Tips & common pitfalls

Heads up: The Asset View / Groups View toggle is saved in each user's browser, not centrally. Two people looking at /asset at the same time may see completely different views. If someone says "I don't see any assets," check the toggle first — they may be in Groups View on a browser where no groups are visible.
Tip: After applying filters and navigating into an asset's detail screen, always use the Assets breadcrumb or the back arrow on the detail screen to return to the list. Using the browser's own back button may not preserve your filter state correctly.
  • Assets with no group and no risk standard will always show an empty risk score. Registering an asset here is the prerequisite, but the risk workflow only activates once the asset is properly linked. Make it a habit to complete the group and standard assignment immediately after creation.

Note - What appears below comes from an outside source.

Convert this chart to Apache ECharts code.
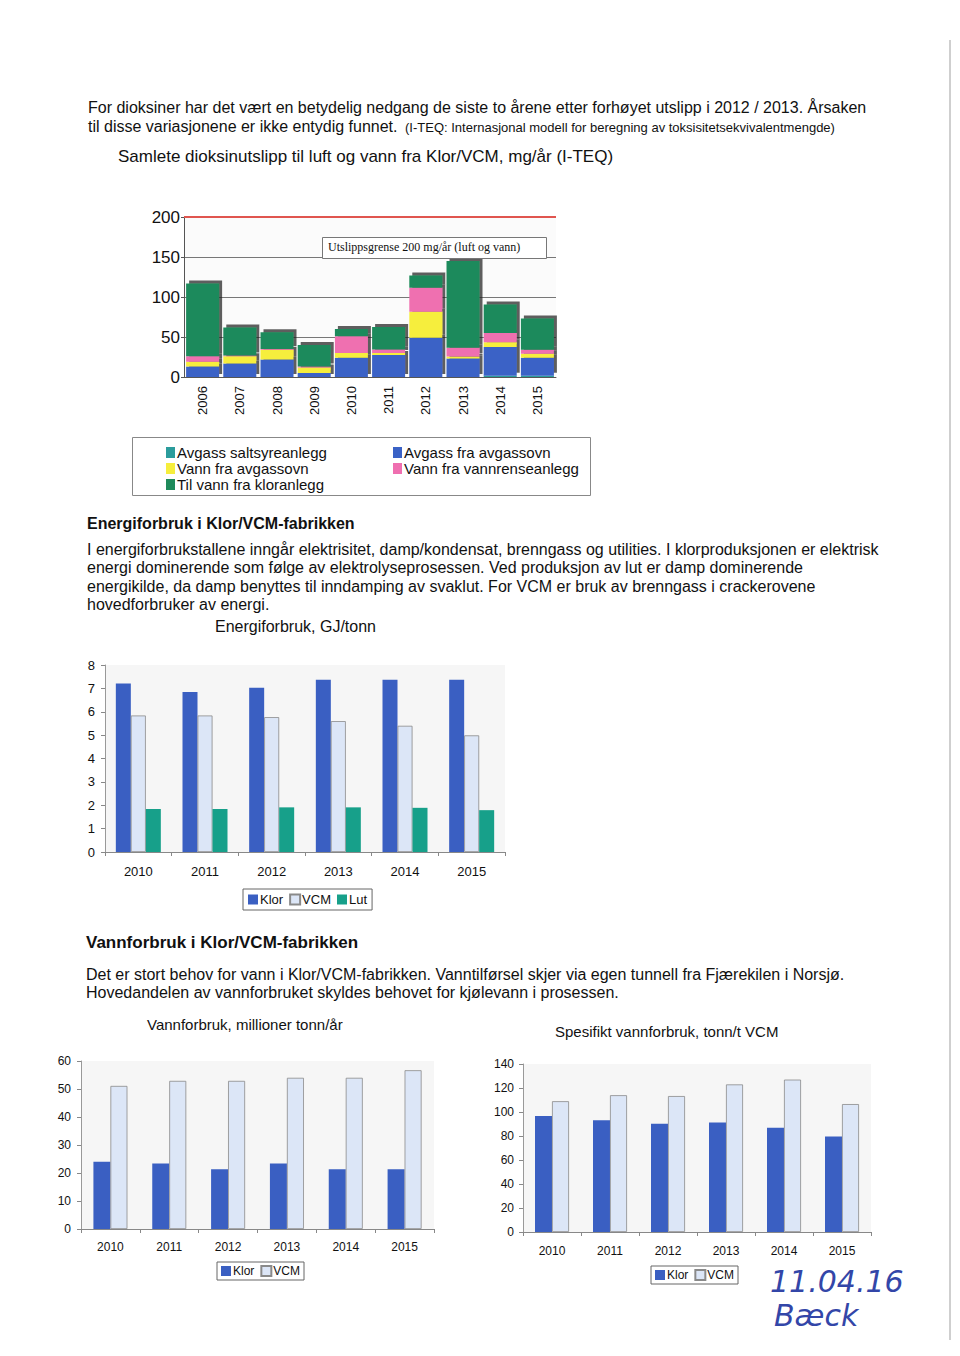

  • The "Asset Owner" column can show multiple people. Assets created before the multi-person ownership feature was introduced may appear to have a single owner — this is expected and displays correctly.
  • The next / previous arrows on the detail screen respect your active filter. If you apply a filter, navigate into a detail, and then clear the filter in another browser tab, the arrows will continue to navigate through the original filtered set until you reload the detail page. Reloading forces a fresh calculation.
  • Asset groups can be created inline. On the Groups & Standards tab of the asset edit form, you can type a new group name that does not yet exist and DPMS will create it automatically. This is convenient for speed, but can lead to duplicate or misspelled group names if multiple people create groups this way. Agree on naming conventions with your team before going live.
  • Unowned assets are a common audit finding. During compliance audits, regulators and internal auditors frequently flag assets with no responsible person assigned. Regularly filter the list to check for empty Asset Owner values and assign owners promptly.